What accounts for the Pripyat Marshes?

This is probably bone-headed, but here goes:

IIRC, when Hitler invaded the Soviet Union, his army had this huge natural barrier to contend with. They had to go north and/or south, since going through it was not practical.

The question I have is that most marshes/swamps are generally found relatively close to coastlines, where the land is flatter, but the Pripyat Marshes are pretty far inland. I know that a lot of times the ground around major rivers can be boggy or swampy, but the Pripyat Marshes cover many thousands of square miles. The closest thing to this that I can think of to this is the rivers that dead-end in inland deltas.

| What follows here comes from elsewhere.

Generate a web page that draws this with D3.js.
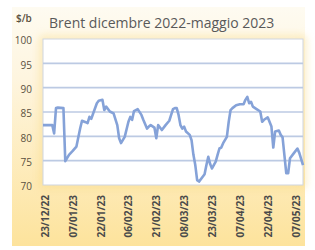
<!DOCTYPE html>
<html><head><meta charset="utf-8">
<script src="https://cdn.jsdelivr.net/npm/d3@7"></script>
<style>html,body{margin:0;padding:0;background:#fff;}svg{display:block;}</style>
</head><body>
<svg id="c" width="315" height="250"></svg>
<script>
const titleText = "Brent dicembre 2022-maggio 2023";
const unitLabel = "$/b";
const yTicks = [70, 75, 80, 85, 90, 95, 100];
const xTickLabels = ["23/12/22","07/01/23","22/01/23","06/02/23","21/02/23","08/03/23","23/03/23","07/04/23","22/04/23","07/05/23"];
const dates = ["2022-12-22","2022-12-27","2022-12-28","2022-12-29","2022-12-30","2023-01-02","2023-01-03","2023-01-05","2023-01-07","2023-01-09","2023-01-11","2023-01-12","2023-01-14","2023-01-15","2023-01-16","2023-01-17","2023-01-18","2023-01-20","2023-01-21","2023-01-23","2023-01-24","2023-01-25","2023-01-27","2023-01-29","2023-01-31","2023-02-01","2023-02-02","2023-02-04","2023-02-06","2023-02-07","2023-02-08","2023-02-09","2023-02-11","2023-02-13","2023-02-14","2023-02-16","2023-02-17","2023-02-18","2023-02-20","2023-02-21","2023-02-22","2023-02-23","2023-02-24","2023-02-26","2023-02-28","2023-03-01","2023-03-02","2023-03-03","2023-03-04","2023-03-05","2023-03-06","2023-03-07","2023-03-08","2023-03-09","2023-03-11","2023-03-12","2023-03-13","2023-03-14","2023-03-15","2023-03-16","2023-03-18","2023-03-19","2023-03-20","2023-03-21","2023-03-22","2023-03-23","2023-03-25","2023-03-26","2023-03-27","2023-03-28","2023-03-29","2023-03-31","2023-04-01","2023-04-02","2023-04-03","2023-04-05","2023-04-07","2023-04-09","2023-04-10","2023-04-11","2023-04-12","2023-04-13","2023-04-14","2023-04-16","2023-04-18","2023-04-19","2023-04-20","2023-04-22","2023-04-24","2023-04-25","2023-04-26","2023-04-28","2023-04-29","2023-04-30","2023-05-02","2023-05-03","2023-05-04","2023-05-06","2023-05-08","2023-05-09","2023-05-11"];
const prices = [82.3,82.3,80.6,85.8,85.9,85.8,74.9,76.2,77.0,77.9,81.6,83.2,82.9,82.7,84.0,83.6,84.7,86.8,87.3,87.5,85.4,86.1,85.1,84.7,82.3,79.6,78.6,79.9,83.0,84.0,83.4,85.2,85.6,84.4,83.4,81.6,82.0,82.3,81.8,79.6,82.3,81.8,81.3,82.3,83.2,84.4,85.6,85.8,85.8,84.4,82.3,81.6,82.0,81.0,80.3,79.2,76.2,74.1,71.0,70.7,71.7,72.2,74.1,75.8,74.3,73.4,74.8,76.2,77.5,77.7,78.6,79.9,83.0,85.4,85.8,86.4,86.6,86.6,87.5,88.1,86.8,87.1,86.1,85.6,85.1,83.0,83.4,83.9,82.0,77.7,81.0,81.2,80.3,79.8,72.4,72.4,75.5,76.5,77.5,76.6,74.1];

const parse = d3.timeParse("%Y-%m-%d");
const parseLbl = d3.timeParse("%d/%m/%y");
const data = dates.map((d,i)=>({date: parse(d), v: prices[i]}));

const svg = d3.select("#c");
const defs = svg.append("defs");
const g1 = defs.append("linearGradient").attr("id","bg").attr("x1",0).attr("y1",0).attr("x2",0).attr("y2",1);
g1.append("stop").attr("offset","0%").attr("stop-color","#fefbf1");
g1.append("stop").attr("offset","30%").attr("stop-color","#fef5df");
g1.append("stop").attr("offset","100%").attr("stop-color","#fde39c");
const blur = defs.append("filter").attr("id","glow").attr("x","-20%").attr("y","-20%").attr("width","140%").attr("height","140%");
blur.append("feGaussianBlur").attr("stdDeviation",4);

const box = {x:12, y:7, w:293, h:239};
svg.append("rect").attr("x",box.x).attr("y",box.y).attr("width",box.w).attr("height",box.h).attr("fill","url(#bg)");

const m = {l:43, t:39, r:303, b:185};
const x = d3.scaleTime().domain([parse("2022-12-22"), parse("2023-05-11")]).range([m.l, m.r]);
const y = d3.scaleLinear().domain([70,100]).range([m.b, m.t]);

// glow around plot area
svg.append("rect").attr("x",m.l).attr("y",m.t).attr("width",m.r-m.l).attr("height",m.b-m.t)
  .attr("fill","none").attr("stroke","#f8d676").attr("stroke-width",5).attr("opacity",0.6).attr("filter","url(#glow)");
svg.append("rect").attr("x",m.l).attr("y",m.t).attr("width",m.r-m.l).attr("height",m.b-m.t)
  .attr("fill","#ffffff").attr("stroke","#cfd5df").attr("stroke-width",1);

// gridlines
svg.append("g").selectAll("line").data(yTicks.filter(t=>t>70 && t<100)).join("line")
  .attr("x1",m.l).attr("x2",m.r).attr("y1",d=>y(d)).attr("y2",d=>y(d))
  .attr("stroke","#bccae3").attr("stroke-width",1.6);

// y axis labels
const yAxis = d3.axisLeft(y).tickValues(yTicks).tickSize(0).tickPadding(0);
const ya = svg.append("g").attr("transform",`translate(32,1.5)`).call(yAxis);
ya.select(".domain").remove();
ya.selectAll("text").attr("font-family","Open Sans, sans-serif").attr("font-size",10).attr("fill","#5a5040").attr("text-anchor","end");

// x axis labels
const xAxis = d3.axisBottom(x).tickValues(xTickLabels.map(parseLbl)).tickSize(0).tickFormat(d3.timeFormat("%d/%m/%y"));
const xa = svg.append("g").attr("transform",`translate(0,${m.b})`).call(xAxis);
xa.select(".domain").remove();
xa.selectAll("text").attr("font-family","Open Sans, sans-serif").attr("font-size",10).attr("font-weight","bold")
  .attr("fill","#4a4a4a").attr("text-anchor","end").attr("transform","rotate(-90)")
  .attr("x",-10).attr("y",0).attr("dy","0.35em");

// line
svg.append("path").datum(data).attr("fill","none").attr("stroke","#85a2d8").attr("stroke-width",2.6)
  .attr("stroke-linejoin","round")
  .attr("d", d3.line().x(d=>x(d.date)).y(d=>y(d.v)));

// title & unit
svg.append("text").attr("x",49).attr("y",28).text(titleText)
  .attr("font-family","Open Sans, sans-serif").attr("font-size",14).attr("fill","#595959");
svg.append("text").attr("x",16).attr("y",22).text(unitLabel)
  .attr("font-family","Open Sans, sans-serif").attr("font-size",10).attr("font-weight","600").attr("fill","#5a5040");
</script>
</body></html>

Is the topography in the Pripyat area flattish? I’d almost like to imagine it as a low spot–if it weren’t for the annoying fact that water has a hard time running uphill on its way out (thus the Caspian and Aral Seas.

Ummm… the Pripyat river.

Ummm… PIMF

the Pripyat river.

I’m not sure how far inland you think they need to be. The Okefenokee of Georgia (and a bit of Florida) covers over 600 square miles and is around fifty miles from the Atlantic coast. There are more than 2.5 million acres of wetlands in the Dakotas. Much of that is of the “pothole” variety with just a patch of swamp in a river bottom, but a substantial portion of it is a large area of interconnected lakes and streams covering a very large contiguous region.

There are also several similar regions in Canada, although several of them might get shuffled in to descriptions of taiga, generally, and may not meet everyone’s definition of marshland.

As to the land surrounding the Pripyat, the lands south and of the Baltic in northen Poland, Belrus, Estonia, Latvia, Lithuania, and Western Russia do tend to be quite flat (not claiming there are no hills, but that the general layout is more likely to be flat than hilly.